- Your goal: Pick out every line holding the string "matplotlib" and copy it.
BEGIN Dataset extract
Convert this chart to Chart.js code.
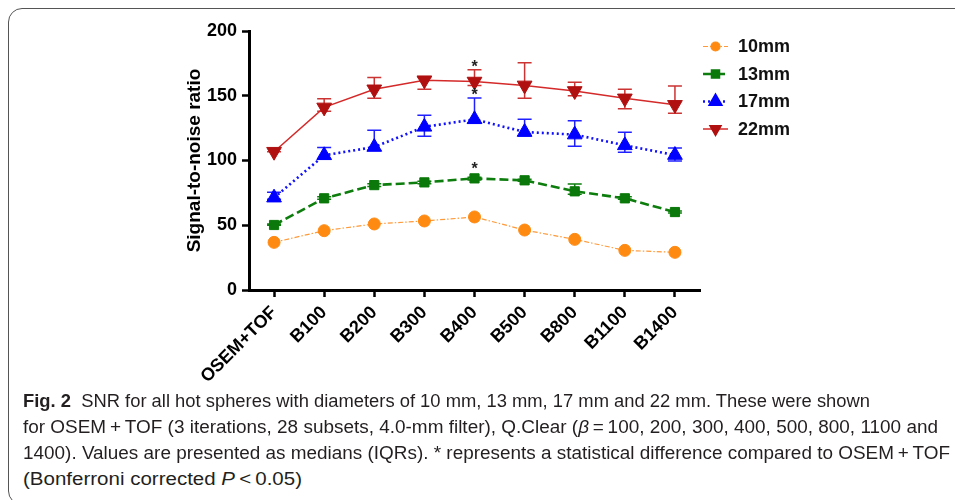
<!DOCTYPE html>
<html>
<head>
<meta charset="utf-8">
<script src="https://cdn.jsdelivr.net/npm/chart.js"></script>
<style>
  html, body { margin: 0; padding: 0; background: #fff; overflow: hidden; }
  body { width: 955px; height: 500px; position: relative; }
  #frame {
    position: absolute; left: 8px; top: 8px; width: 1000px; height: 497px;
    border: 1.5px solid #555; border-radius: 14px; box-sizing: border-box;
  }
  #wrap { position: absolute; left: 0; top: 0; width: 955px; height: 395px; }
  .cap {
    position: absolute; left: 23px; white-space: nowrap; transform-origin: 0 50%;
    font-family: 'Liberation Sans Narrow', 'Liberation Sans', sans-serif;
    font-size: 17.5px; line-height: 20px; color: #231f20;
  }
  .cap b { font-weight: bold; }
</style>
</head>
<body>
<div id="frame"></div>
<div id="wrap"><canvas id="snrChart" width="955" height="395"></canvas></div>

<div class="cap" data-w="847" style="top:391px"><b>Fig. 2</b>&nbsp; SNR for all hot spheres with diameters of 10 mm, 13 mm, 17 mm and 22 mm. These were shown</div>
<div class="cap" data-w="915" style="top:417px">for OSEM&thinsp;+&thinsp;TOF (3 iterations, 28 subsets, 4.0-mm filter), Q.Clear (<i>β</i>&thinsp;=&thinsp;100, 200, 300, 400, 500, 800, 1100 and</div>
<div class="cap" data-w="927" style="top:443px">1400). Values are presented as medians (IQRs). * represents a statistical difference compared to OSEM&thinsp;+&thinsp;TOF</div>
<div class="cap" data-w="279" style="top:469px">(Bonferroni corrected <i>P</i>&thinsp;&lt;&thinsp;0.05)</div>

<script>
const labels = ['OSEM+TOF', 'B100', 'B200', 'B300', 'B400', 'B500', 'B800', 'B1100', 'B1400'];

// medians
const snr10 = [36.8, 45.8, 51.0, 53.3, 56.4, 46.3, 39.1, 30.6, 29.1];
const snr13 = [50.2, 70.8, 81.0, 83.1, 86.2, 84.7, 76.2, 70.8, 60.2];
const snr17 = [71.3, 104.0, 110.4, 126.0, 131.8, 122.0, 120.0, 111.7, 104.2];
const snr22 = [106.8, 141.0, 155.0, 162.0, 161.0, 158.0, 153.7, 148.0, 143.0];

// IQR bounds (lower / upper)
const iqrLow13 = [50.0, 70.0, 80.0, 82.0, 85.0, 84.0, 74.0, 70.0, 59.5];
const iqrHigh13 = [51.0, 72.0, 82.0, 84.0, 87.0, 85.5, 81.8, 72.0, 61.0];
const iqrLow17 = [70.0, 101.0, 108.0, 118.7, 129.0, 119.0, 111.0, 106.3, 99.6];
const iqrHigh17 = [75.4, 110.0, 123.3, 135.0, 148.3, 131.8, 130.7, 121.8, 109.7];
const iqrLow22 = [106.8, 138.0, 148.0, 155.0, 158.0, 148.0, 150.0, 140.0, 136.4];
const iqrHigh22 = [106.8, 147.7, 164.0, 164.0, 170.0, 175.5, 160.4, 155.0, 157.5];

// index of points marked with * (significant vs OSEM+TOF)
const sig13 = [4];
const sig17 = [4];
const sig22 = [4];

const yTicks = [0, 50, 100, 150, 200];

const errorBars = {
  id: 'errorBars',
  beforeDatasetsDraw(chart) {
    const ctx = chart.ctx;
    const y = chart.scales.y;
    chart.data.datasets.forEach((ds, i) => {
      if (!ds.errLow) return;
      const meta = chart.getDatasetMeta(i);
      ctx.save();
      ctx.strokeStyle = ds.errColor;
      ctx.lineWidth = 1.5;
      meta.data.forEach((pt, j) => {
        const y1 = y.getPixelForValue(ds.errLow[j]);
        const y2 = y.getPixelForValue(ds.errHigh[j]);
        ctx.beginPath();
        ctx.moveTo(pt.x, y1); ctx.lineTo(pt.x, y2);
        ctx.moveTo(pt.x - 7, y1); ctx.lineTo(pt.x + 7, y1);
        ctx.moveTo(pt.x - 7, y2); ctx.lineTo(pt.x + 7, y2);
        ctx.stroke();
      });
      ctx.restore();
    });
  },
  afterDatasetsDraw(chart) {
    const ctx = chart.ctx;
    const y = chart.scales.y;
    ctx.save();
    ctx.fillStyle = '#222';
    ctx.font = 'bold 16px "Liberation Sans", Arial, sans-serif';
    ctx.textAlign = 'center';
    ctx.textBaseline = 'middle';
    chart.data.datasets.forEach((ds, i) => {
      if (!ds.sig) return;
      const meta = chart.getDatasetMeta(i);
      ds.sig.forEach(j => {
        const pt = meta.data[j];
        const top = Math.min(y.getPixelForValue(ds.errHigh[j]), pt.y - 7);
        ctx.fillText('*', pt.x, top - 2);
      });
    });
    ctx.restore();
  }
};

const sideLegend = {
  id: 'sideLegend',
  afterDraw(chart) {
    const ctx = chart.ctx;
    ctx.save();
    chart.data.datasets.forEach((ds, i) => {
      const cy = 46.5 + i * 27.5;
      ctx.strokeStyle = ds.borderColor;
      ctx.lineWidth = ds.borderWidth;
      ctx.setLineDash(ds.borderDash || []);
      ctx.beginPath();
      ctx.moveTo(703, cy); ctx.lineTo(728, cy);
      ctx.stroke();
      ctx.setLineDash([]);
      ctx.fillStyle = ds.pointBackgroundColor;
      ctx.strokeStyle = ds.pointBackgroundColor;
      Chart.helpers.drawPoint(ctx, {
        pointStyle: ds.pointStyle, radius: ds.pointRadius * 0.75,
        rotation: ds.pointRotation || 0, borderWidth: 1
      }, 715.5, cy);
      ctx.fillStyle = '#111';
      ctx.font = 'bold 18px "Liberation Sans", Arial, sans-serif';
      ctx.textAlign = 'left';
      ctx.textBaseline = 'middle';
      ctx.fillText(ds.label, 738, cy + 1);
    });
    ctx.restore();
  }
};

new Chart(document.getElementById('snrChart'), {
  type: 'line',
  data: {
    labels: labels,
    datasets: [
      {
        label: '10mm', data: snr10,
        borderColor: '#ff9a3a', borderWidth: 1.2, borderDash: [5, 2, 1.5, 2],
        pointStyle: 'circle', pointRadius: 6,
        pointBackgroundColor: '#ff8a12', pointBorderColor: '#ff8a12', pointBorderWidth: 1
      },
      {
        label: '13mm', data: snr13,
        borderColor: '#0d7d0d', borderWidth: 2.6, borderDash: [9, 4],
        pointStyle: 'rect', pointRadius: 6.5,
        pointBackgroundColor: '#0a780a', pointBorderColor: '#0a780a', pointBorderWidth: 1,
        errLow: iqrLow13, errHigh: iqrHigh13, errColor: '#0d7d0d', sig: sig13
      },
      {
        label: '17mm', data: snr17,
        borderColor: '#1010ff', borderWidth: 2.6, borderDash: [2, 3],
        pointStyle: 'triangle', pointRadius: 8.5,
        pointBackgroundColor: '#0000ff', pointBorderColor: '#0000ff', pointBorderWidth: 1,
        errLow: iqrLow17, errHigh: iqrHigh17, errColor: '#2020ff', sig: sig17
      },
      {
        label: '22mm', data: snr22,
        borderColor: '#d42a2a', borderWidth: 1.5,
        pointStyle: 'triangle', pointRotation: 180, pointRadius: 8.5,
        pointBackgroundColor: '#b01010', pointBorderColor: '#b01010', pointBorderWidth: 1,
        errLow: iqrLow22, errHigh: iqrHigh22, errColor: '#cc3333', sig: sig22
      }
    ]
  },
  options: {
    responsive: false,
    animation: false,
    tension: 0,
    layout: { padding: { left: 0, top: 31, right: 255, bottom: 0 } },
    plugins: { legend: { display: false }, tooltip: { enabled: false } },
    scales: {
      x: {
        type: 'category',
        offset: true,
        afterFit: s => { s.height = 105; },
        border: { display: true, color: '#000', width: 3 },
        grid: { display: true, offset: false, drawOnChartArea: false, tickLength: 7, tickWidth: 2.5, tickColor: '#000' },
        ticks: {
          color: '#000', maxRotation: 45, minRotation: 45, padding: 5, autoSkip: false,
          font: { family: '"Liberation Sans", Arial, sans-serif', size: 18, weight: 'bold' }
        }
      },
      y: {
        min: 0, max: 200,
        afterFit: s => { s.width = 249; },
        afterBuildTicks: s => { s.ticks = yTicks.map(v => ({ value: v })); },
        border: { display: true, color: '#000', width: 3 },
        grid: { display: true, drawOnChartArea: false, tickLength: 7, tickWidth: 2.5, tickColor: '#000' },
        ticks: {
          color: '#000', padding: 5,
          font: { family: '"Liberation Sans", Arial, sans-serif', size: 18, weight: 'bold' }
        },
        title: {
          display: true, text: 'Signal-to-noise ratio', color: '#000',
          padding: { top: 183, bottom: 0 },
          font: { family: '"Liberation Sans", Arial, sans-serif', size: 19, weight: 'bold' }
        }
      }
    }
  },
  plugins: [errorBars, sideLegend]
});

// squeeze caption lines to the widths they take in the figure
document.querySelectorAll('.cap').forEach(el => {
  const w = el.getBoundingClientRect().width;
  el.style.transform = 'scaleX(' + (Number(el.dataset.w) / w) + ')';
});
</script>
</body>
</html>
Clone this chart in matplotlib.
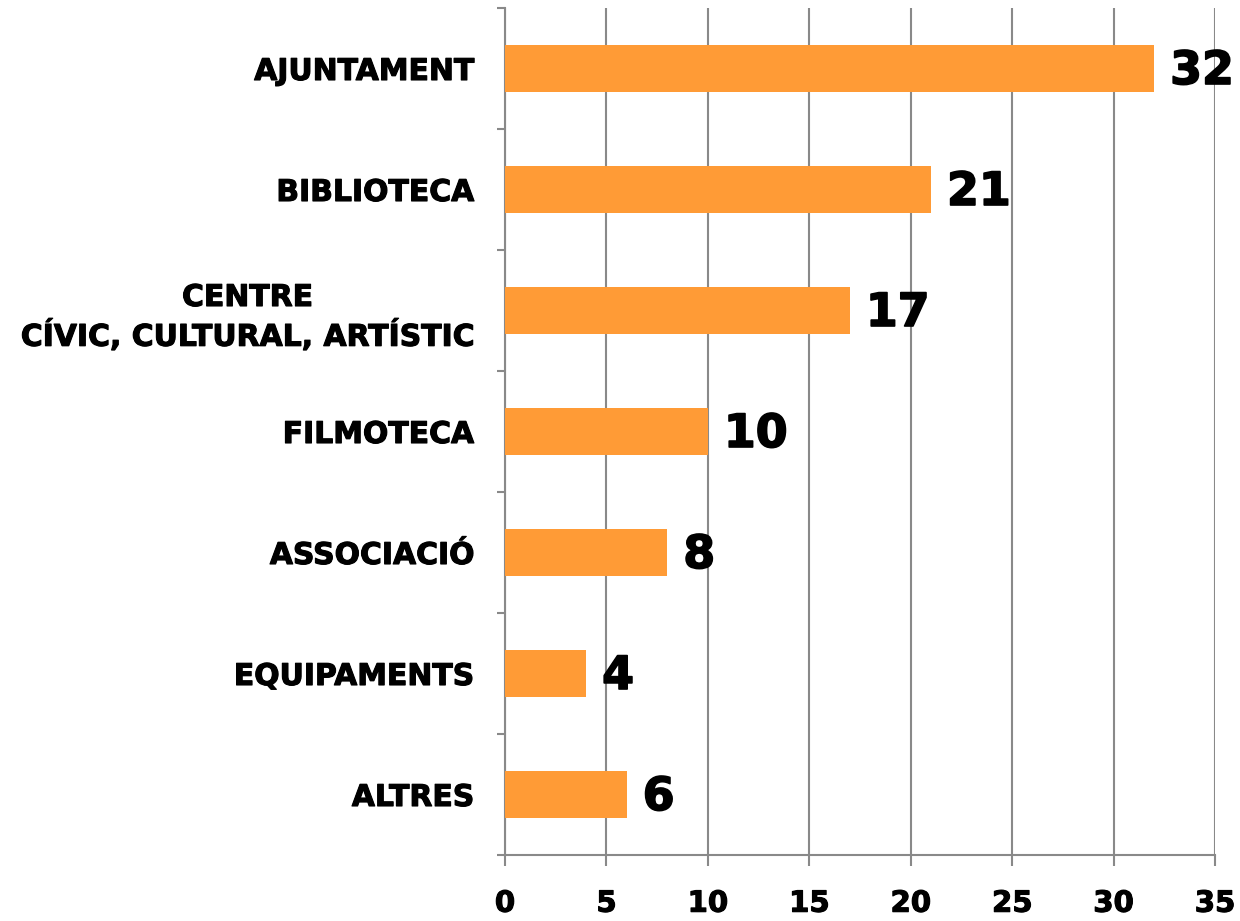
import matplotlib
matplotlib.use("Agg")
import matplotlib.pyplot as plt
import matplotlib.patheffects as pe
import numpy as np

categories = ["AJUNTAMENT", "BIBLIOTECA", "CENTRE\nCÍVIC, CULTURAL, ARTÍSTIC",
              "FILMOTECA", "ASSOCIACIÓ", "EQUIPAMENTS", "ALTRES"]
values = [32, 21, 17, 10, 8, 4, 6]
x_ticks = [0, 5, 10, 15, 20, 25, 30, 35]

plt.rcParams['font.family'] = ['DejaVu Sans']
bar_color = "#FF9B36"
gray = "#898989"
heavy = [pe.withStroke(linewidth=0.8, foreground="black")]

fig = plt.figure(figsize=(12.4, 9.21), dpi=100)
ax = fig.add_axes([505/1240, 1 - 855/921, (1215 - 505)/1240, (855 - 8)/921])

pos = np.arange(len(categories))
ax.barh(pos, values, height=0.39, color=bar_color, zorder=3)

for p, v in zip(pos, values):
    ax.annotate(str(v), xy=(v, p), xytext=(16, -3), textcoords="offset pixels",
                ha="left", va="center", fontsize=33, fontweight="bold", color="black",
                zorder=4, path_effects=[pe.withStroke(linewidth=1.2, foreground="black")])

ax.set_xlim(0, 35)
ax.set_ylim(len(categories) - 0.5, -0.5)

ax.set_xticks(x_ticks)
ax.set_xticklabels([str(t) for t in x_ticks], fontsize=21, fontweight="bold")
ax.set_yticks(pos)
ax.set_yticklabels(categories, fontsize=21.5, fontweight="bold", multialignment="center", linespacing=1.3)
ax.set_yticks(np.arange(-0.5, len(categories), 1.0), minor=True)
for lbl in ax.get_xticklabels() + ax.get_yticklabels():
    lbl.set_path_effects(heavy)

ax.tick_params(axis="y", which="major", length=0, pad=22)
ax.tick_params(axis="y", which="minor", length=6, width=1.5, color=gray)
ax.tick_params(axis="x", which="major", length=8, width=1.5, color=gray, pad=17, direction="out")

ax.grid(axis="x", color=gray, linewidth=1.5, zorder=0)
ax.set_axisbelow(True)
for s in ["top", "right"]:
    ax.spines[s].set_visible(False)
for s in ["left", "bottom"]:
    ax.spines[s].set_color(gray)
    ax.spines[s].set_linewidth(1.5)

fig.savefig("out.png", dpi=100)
END Dataset extract
- The solution:
Clone this chart in matplotlib.
import matplotlib
matplotlib.use("Agg")
import matplotlib.pyplot as plt
import matplotlib.patheffects as pe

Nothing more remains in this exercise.